La fermeture de cette école fondée en 2008 est l'un des signes les plus visibles de l'inquiétante vague d'intolérance qui sévit dans la région de Yogyakarta, centre culturel de Java longtemps cité en exemple pour sa tolérance, où la communauté transgenre pouvait encore, il y a peu, exercer en grande partie ses activités sans être inquiétée.

Mais les discriminations se multiplient ces derniers temps.

En avril, des partisans d'une ligne dure de l'islam et des policiers ont interrompu dans la région de Yogyakarta un festival d'arts à l'initative des femmes. Des organisatrices se sont plaintes d'avoir été harcelées verbalement et des participantes ont été brièvement interpellées.

Les adeptes du sectarisme s'en prennent également à la minorité chrétienne, victime d'actes violents répétés depuis 2011, et s'activent pour faire fermer des églises.

La police locale est parfois accusée de rester en retrait ou d'être complice. Le laxisme des autorités a en tout cas contribué à la montée de l'intolérance, estiment les critiques. Ahmad Suaedy, chercheur sur l'islam et ombudsman pour les problèmes culturels et religieux engagé par le gouvernement, évoque l'échec des autorités à empêcher les actes d'intolérance "au détriment des minorités".

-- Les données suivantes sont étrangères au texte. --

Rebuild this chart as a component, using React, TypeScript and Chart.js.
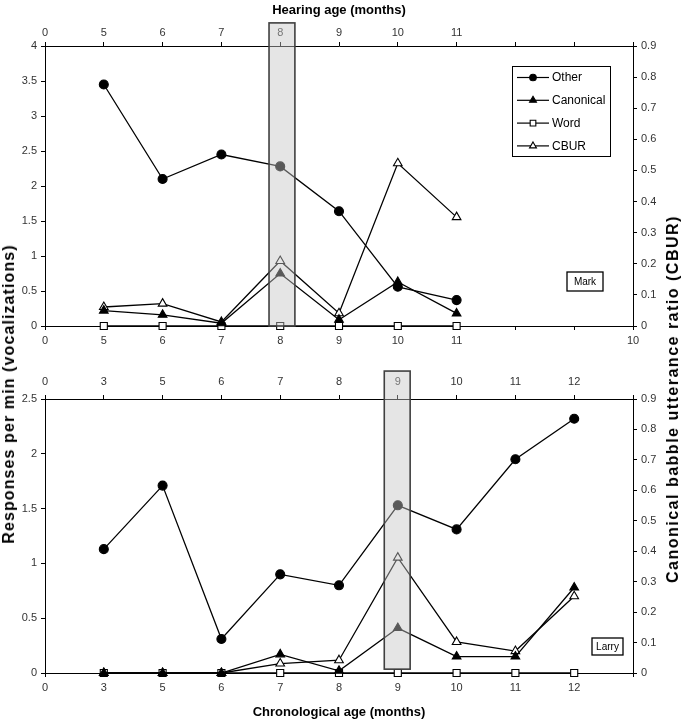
import React, { useEffect, useRef } from 'react';
import { Chart, registerables } from 'chart.js';

Chart.register(...registerables);

const FONT = '"Liberation Sans", Arial, Helvetica, sans-serif';
Chart.defaults.font.family = FONT;

// ---------- data ----------
const seriesNames = ['Other', 'Canonical', 'Word', 'CBUR'];

// Mark (top panel)
const markHearingLabels = ['0', '5', '6', '7', '8', '9', '10', '11', '', '', ''];
const markChronoLabels = ['0', '5', '6', '7', '8', '9', '10', '11', '', '', '10'];
const markOther = [3.45, 2.1, 2.45, 2.28, 1.64, 0.56, 0.37];
const markCanonical = [0.22, 0.16, 0.04, 0.75, 0.09, 0.63, 0.18];
const markWord = [0, 0, 0, 0, 0, 0, 0];
const markCBUR = [0.061, 0.072, 0.013, 0.209, 0.041, 0.523, 0.35];

// Larry (bottom panel)
const larryHearingLabels = ['0', '3', '5', '6', '7', '8', '9', '10', '11', '12', ''];
const larryChronoLabels = ['0', '3', '5', '6', '7', '8', '9', '10', '11', '12', ''];
const larryOther = [1.13, 1.71, 0.31, 0.9, 0.8, 1.53, 1.31, 1.95, 2.32];
const larryCanonical = [0, 0, 0, 0.17, 0.02, 0.41, 0.15, 0.15, 0.78];
const larryWord = [0, 0, 0, 0, 0, 0, 0, 0, 0];
const larryCBUR = [0, 0, 0, 0.031, 0.042, 0.379, 0.102, 0.072, 0.252];

// ---------- drawing helpers ----------
function drawMarker(ctx: CanvasRenderingContext2D, style: string, fill: string, x: number, y: number, r: number) {
  ctx.save();
  ctx.fillStyle = fill;
  ctx.strokeStyle = '#000';
  ctx.lineWidth = 1.1;
  ctx.beginPath();
  if (style === 'circle') {
    ctx.arc(x, y, r, 0, Math.PI * 2);
  } else if (style === 'triangle') {
    ctx.moveTo(x, y - r);
    ctx.lineTo(x + r * 0.866, y + r * 0.5);
    ctx.lineTo(x - r * 0.866, y + r * 0.5);
    ctx.closePath();
  } else {
    const s = r * 0.707;
    ctx.rect(x - s, y - s, 2 * s, 2 * s);
  }
  ctx.fill();
  ctx.stroke();
  ctx.restore();
}

const markerStyles = [
  { style: 'circle', fill: '#000' },
  { style: 'triangle', fill: '#000' },
  { style: 'rect', fill: '#fff' },
  { style: 'triangle', fill: '#fff' },
];

const fmtNum = (v: any) => String(Math.round(Number(v) * 100) / 100);

const overlayPlugin = {
  id: 'overlay',
  afterDatasetsDraw(chart: any, _args: any, opts: any) {
    const { ctx, scales } = chart;
    const h = opts.highlight;
    if (!h) return;
    const x0 = scales.x.getPixelForValue(h.from);
    const x1 = scales.x.getPixelForValue(h.to);
    const yb = scales.y.getPixelForValue(h.yFrom);
    const yt = scales.y.getPixelForValue(h.yTo);
    ctx.save();
    ctx.fillStyle = 'rgba(198,198,198,0.45)';
    ctx.fillRect(x0, yt, x1 - x0, yb - yt);
    ctx.strokeStyle = '#404040';
    ctx.lineWidth = 1.6;
    ctx.strokeRect(x0, yt, x1 - x0, yb - yt);
    ctx.restore();
  },
  afterDraw(chart: any, _args: any, opts: any) {
    const { ctx, chartArea } = chart;
    ctx.save();
    if (opts.legend) {
      const left = chartArea.right - 121;
      const top = chartArea.top + 20;
      const w = 98;
      const h = 90;
      ctx.fillStyle = '#fff';
      ctx.fillRect(left, top, w, h);
      ctx.strokeStyle = '#000';
      ctx.lineWidth = 1;
      ctx.strokeRect(left + 0.5, top + 0.5, w, h);
      chart.data.datasets.forEach((ds: any, i: number) => {
        const y = top + 11.5 + i * 22.8;
        ctx.strokeStyle = '#000';
        ctx.lineWidth = 1.2;
        ctx.beginPath();
        ctx.moveTo(left + 5, y);
        ctx.lineTo(left + 37, y);
        ctx.stroke();
        const m = markerStyles[i];
        drawMarker(ctx, m.style, m.fill, left + 21, y, m.style === 'circle' ? 3.3 : 4);
        ctx.fillStyle = '#000';
        ctx.font = '12px ' + FONT;
        ctx.textAlign = 'left';
        ctx.textBaseline = 'middle';
        ctx.fillText(ds.label, left + 40, y + 0.5);
      });
    }
    if (opts.nameBox) {
      const b = opts.nameBox;
      const l = chartArea.right - b.r;
      const t = chartArea.bottom - b.b;
      ctx.fillStyle = '#fff';
      ctx.fillRect(l, t, b.w, b.h);
      ctx.strokeStyle = '#000';
      ctx.lineWidth = 1.3;
      ctx.strokeRect(l, t, b.w, b.h);
      ctx.fillStyle = '#000';
      ctx.font = '10px ' + FONT;
      ctx.textAlign = 'center';
      ctx.textBaseline = 'middle';
      ctx.fillText(b.text, l + b.w / 2, t + b.h / 2 + 0.5);
    }
    ctx.restore();
  },
};

type Spec = {
  topLabels: string[];
  bottomLabels: string[];
  series: number[][];
  yMax: number;
  canvasH: number;
  topH: number;
  bottomH: number;
  topPad: number;
  topTitle?: string;
  bottomTitle?: string;
  highlight: { from: number; to: number; yFrom: number; yTo: number };
  legend: boolean;
  nameBox: { text: string; r: number; b: number; w: number; h: number };
};

const tickFont = { family: FONT, size: 11 };
const gridOpts = {
  display: true,
  drawOnChartArea: false,
  drawTicks: true,
  tickLength: 4,
  color: '#000',
  lineWidth: 1,
};
const borderOpts = { display: true, color: '#000', width: 1 };

function Panel({ spec, top }: { spec: Spec; top: number }) {
  const ref = useRef<HTMLCanvasElement>(null);
  useEffect(() => {
    const mk = (arr: number[]) => arr.map((v, i) => ({ x: i + 1, y: v }));
    const datasets = spec.series.map((arr, i) => {
      const m = markerStyles[i];
      return {
        label: seriesNames[i],
        data: mk(arr),
        yAxisID: i === 3 ? 'y1' : 'y',
        xAxisID: 'x',
        borderColor: '#000',
        borderWidth: 1.3,
        backgroundColor: m.fill,
        pointStyle: m.style,
        pointRadius: m.style === 'circle' ? 4.5 : 5,
        pointBackgroundColor: m.fill,
        pointBorderColor: '#000',
        pointBorderWidth: 1.1,
        tension: 0,
        fill: false,
        clip: false as any,
      };
    });
    const chart = new Chart(ref.current as HTMLCanvasElement, {
      type: 'line',
      data: { datasets: datasets as any },
      options: {
        animation: false,
        responsive: false,
        layout: { padding: 0 },
        plugins: {
          legend: { display: false },
          tooltip: { enabled: false },
          overlay: { highlight: spec.highlight, legend: spec.legend, nameBox: spec.nameBox },
        } as any,
        scales: {
          x: {
            type: 'linear',
            position: 'bottom',
            min: 0,
            max: 10,
            ticks: {
              stepSize: 1,
              autoSkip: false,
              maxRotation: 0,
              font: tickFont,
              color: '#333',
              padding: 4,
              callback: (v: any) => spec.bottomLabels[Math.round(v)] ?? '',
            },
            grid: gridOpts,
            border: borderOpts,
            title: spec.bottomTitle
              ? { display: true, text: spec.bottomTitle, font: { family: FONT, size: 13, weight: 'bold' }, color: '#000', padding: { top: 0, bottom: 0 } }
              : { display: false },
            afterFit: (s: any) => { s.height = spec.bottomH; },
          },
          x2: {
            type: 'linear',
            position: 'top',
            axis: 'x',
            min: 0,
            max: 10,
            ticks: {
              stepSize: 1,
              autoSkip: false,
              maxRotation: 0,
              font: tickFont,
              color: '#333',
              padding: spec.topPad,
              callback: (v: any) => spec.topLabels[Math.round(v)] ?? '',
            },
            grid: gridOpts,
            border: borderOpts,
            title: spec.topTitle
              ? { display: true, text: spec.topTitle, font: { family: FONT, size: 13, weight: 'bold' }, color: '#000', padding: { top: 2.5, bottom: 0 } }
              : { display: false },
            afterFit: (s: any) => { s.height = spec.topH; },
          },
          y: {
            type: 'linear',
            position: 'left',
            min: 0,
            max: spec.yMax,
            ticks: { stepSize: 0.5, font: tickFont, color: '#333', padding: 4, callback: fmtNum },
            grid: gridOpts,
            border: borderOpts,
            afterFit: (s: any) => { s.width = 45; },
          },
          y1: {
            type: 'linear',
            position: 'right',
            min: 0,
            max: 0.9,
            ticks: { stepSize: 0.1, font: tickFont, color: '#333', padding: 4, callback: fmtNum },
            grid: gridOpts,
            border: borderOpts,
            afterFit: (s: any) => { s.width = 52; },
          },
        } as any,
      },
      plugins: [overlayPlugin as any],
    });
    return () => chart.destroy();
  }, []);
  return (
    <canvas
      ref={ref}
      width={685}
      height={spec.canvasH}
      style={{ position: 'absolute', left: 0, top, display: 'block', width: 685, height: spec.canvasH }}
    />
  );
}

const markSpec: Spec = {
  topLabels: markHearingLabels,
  bottomLabels: markChronoLabels,
  series: [markOther, markCanonical, markWord, markCBUR],
  yMax: 4,
  canvasH: 350,
  topH: 46,
  bottomH: 24,
  topPad: 2,
  topTitle: 'Hearing age (months)',
  highlight: { from: 3.81, to: 4.25, yFrom: 0, yTo: 4.33 },
  legend: true,
  nameBox: { text: 'Mark', r: 66, b: 54, w: 36, h: 19 },
};

const larrySpec: Spec = {
  topLabels: larryHearingLabels,
  bottomLabels: larryChronoLabels,
  series: [larryOther, larryCanonical, larryWord, larryCBUR],
  yMax: 2.5,
  canvasH: 370,
  topH: 49,
  bottomH: 47,
  topPad: 6,
  bottomTitle: 'Chronological age (months)',
  highlight: { from: 5.77, to: 6.21, yFrom: 0.035, yTo: 2.755 },
  legend: false,
  nameBox: { text: 'Larry', r: 41, b: 35, w: 31, h: 17 },
};

const vTitle: React.CSSProperties = {
  position: 'absolute',
  fontFamily: FONT,
  fontWeight: 'bold',
  fontSize: 16,
  color: '#000',
  whiteSpace: 'nowrap',
  lineHeight: '18px',
  transform: 'translate(-50%, -50%) rotate(-90deg)',
};

export default function App() {
  return (
    <div style={{ position: 'absolute', left: 0, top: 0, width: 685, height: 720, background: '#fff' }}>
      <Panel spec={markSpec} top={0} />
      <Panel spec={larrySpec} top={350} />
      <div style={{ ...vTitle, left: 9, top: 394, letterSpacing: '1.1px' }}>
        Responses per min (vocalizations)
      </div>
      <div style={{ ...vTitle, left: 673, top: 399, letterSpacing: '1.5px' }}>
        Canonical babble utterance ratio (CBUR)
      </div>
    </div>
  );
}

De fait, "malheureusement, au cours des dernières années, des groupes intolérants ont imposé leurs croyances rigides à la population", déplore Agnes Dwi Rusjiyati, coordinatrice locale de l'Alliance nationale Bhinneka Tunggal Ika.

Bhinneka Tunggal Ika, devise signifiant "Unité dans la diversité", est censée mettre en exergue l'incroyable mixité de l'archipel de 17.000 îles et îlots où se côtoient une myriade d'ethnies, de cultures et groupes religieux.

A Yogyakarta, l'unité a été mise à mal: le conservatisme rampant s'en prend désormais à des cibles de toutes natures, comme la communauté gay, la consommation d'alcool, la pornographie...

Pour autant, personne n'imagine que l'Indonésie, pays dont la Constitution reconnaît six religions officielles -islam, protestantisme, catholicisme, hindouisme, bouddhisme, confucianisme- , puisse devenir un Etat appliquant la charia. La plupart des 255 millions d'habitants d'Indonésie pratiquent d'ailleurs une forme modérée de l'islam, avec des particularités d'ethnies locales.

L'école Al-Fatah, qui a dû fermer en février, est située dans un labyrinthe de ruelles du district historique Kotagede. C'est une ancienne maison dotée d'une pièce principale, où l'on priait et récitait des versets du Coran.

Trois prédicateurs continuent toutefois d'y enseigner à une dizaine des 42 anciennes étudiantes, qui se rendent sur place chaque semaine.

"C'est si difficile pour ces transgenres de prier à la mosquée en raison de la stigmatisation", raconte à l'AFP Arif Nuh Safri, un prédicateur de 32 ans.

"Quand je suis arrivé dans cette école, la première chose que je leur ai dite est qu'elles avaient le droit de prier car elles font partie de la création de Dieu", se souvient-il.

"Elles veulent apprendre à réciter le Coran, elles veulent faire du bien, et ça, c'est mieux que de boire", renchérit un voisin, Aris Sutanto.

Mais Abdurahman, un dirigeant du Front du jihad islamique, l'entend autrement: "Nous ne pouvons pas être tolérants à l'égard de quelque chose qui est mal", dit-il.

Cet islamiste souligne que ses partisans se mettent toujours d'accord avec la police... avant d'entreprendre des actions contre ce qu'il juge immoral.